North London doesn’t seem a particularly happy place to be a football fan at the moment, does it?
A cursory look at the Premier League table tells you as much, but even the fact that Tottenham Hotspur and Arsenal lie in seventh and eighth places respectively with just nine Premier League wins between them doesn’t give you the whole picture and as both clubs continue to stumble along in the midst of discontentment among their fans, the meeting between the two at the Emirates takes on even more importance than normal.
This seems to be par for the course for Arsenal supporters, who have grown increasingly used to seasons lurching between despair and triumph, only to plateau by finishing third or fourth, which has become the limit of their ambition to such an extent that manager Arsene Wenger ludicrously equates that to winning a trophy.
Well, that’s what seven-and-a-half years without one will do to you, but if Wenger is clinging on to that delusion, the fans are now irritated. Arsenal’s only league wins this year have come against newly-promoted West Ham and Southampton, rock-bottom Queens Park Rangers and bang average Liverpool, and the flaws in Arsenal’s team now go beyond the obvious and into parody.
The much-trumpeted ‘Steve Bould Effect’ needs a bit of fine-tuning: while everybody was getting carried away by three consecutive clean sheets against Sunderland, Stoke and Liverpool, I noted that I’d need more proof that Arsenal were now George Graham-like in their defending than shutting out three notoriously shot-shy teams.
What has happened since? One clean sheet in 14 matches. And it’s not just their defending that is a worry: the Gunners just aren’t playing very well. The last two games have seen them blow a 2-0 lead twice, against Schalke in the Champions League and Fulham in the Premier League.
The game before that was the disgraceful showing at Old Trafford. The match before that, they contrived to concede five goals against Reading. Their only win inside 90 minutes in their last seven games was a 1-0 success over QPR, which could well have finished goalless had Rangers not had a Stephane Mbia sent off late on.
In case you aren’t getting the picture, I think Arsenal have been very poor this year, hence why they are 11 points behind Manchester United in the table already.
I have wavered from been anti-Arsenal from a punting point of view all year, but no more, and I certainly won’t be backing them at 9/10 to beat Tottenham. But does the 11/4 on Spurs interest me? I’m not sure that it does.
Something just doesn’t seem right at Tottenham and it isn’t just performances on the pitch. Andre Villas-Boas’ side are just one point above Arsenal and they haven’t really got going from either a performance or results perspective, while there are too many worrying murmurs leaking from the Spurs camp that suggest all is not well.

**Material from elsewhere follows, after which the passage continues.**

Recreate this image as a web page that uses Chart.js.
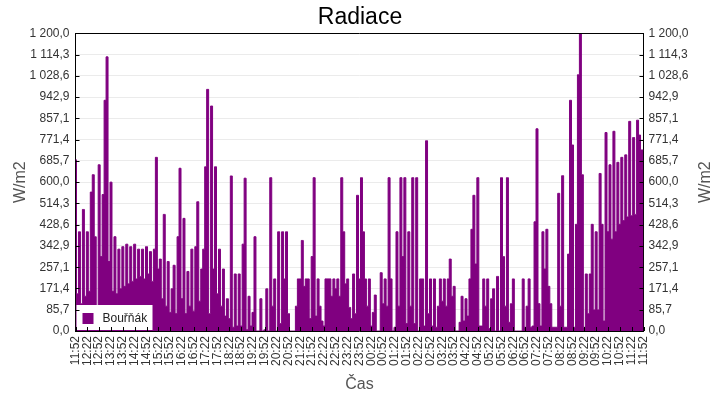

If it’s not the goalkeeping situation, where Hugo Lloris waits frustrated in the wings as Brad Friedel retains the jersey, or the strange Jermain Defoe/Emmanuel Adebayor conundrum that AVB seems unable to solve, it is the scepticism from match-going fans towards the Portuguese boss that seems to be growing by the week.
As Manchester City prove, you can cope with that if you are winning, but Tottenham aren’t. Since beating Manchester United at Old Trafford, Spurs have won just three of their last nine matches and have lost three of their previous four.
So I don’t trust either at the moment, which makes the draw at 13/5 appealing, but instead I am going to play the 3/5 that there are over 2.5 goals because I think that is a certainty.
Arsenal never keep clean sheets, but Spurs don’t keep many either: in fact, they have kept only three all season and I don’t see them keeping one on Saturday.
Since the first three games of the season and those infamous clean sheets, ten of Arsenal’s 14 games have had over 2.5 goals, while five of Tottenham’s last seven have also featured at least three strikes.
What’s more, this match has a recent history of providing goals galore. Each of the last six have had over 2.5 goals and there have been 29 strikes in those matches, which is a result of the way both sides play and the the gap between the sides closing considerably over the years.
And when you see that Liverpool v Wigan is 13/20 for over 2.5 goals despite their poor goalscoring records, I think the 3/5, despite being odds-on, is a touch of value and it is what I’ll be on come Saturday lunchtime.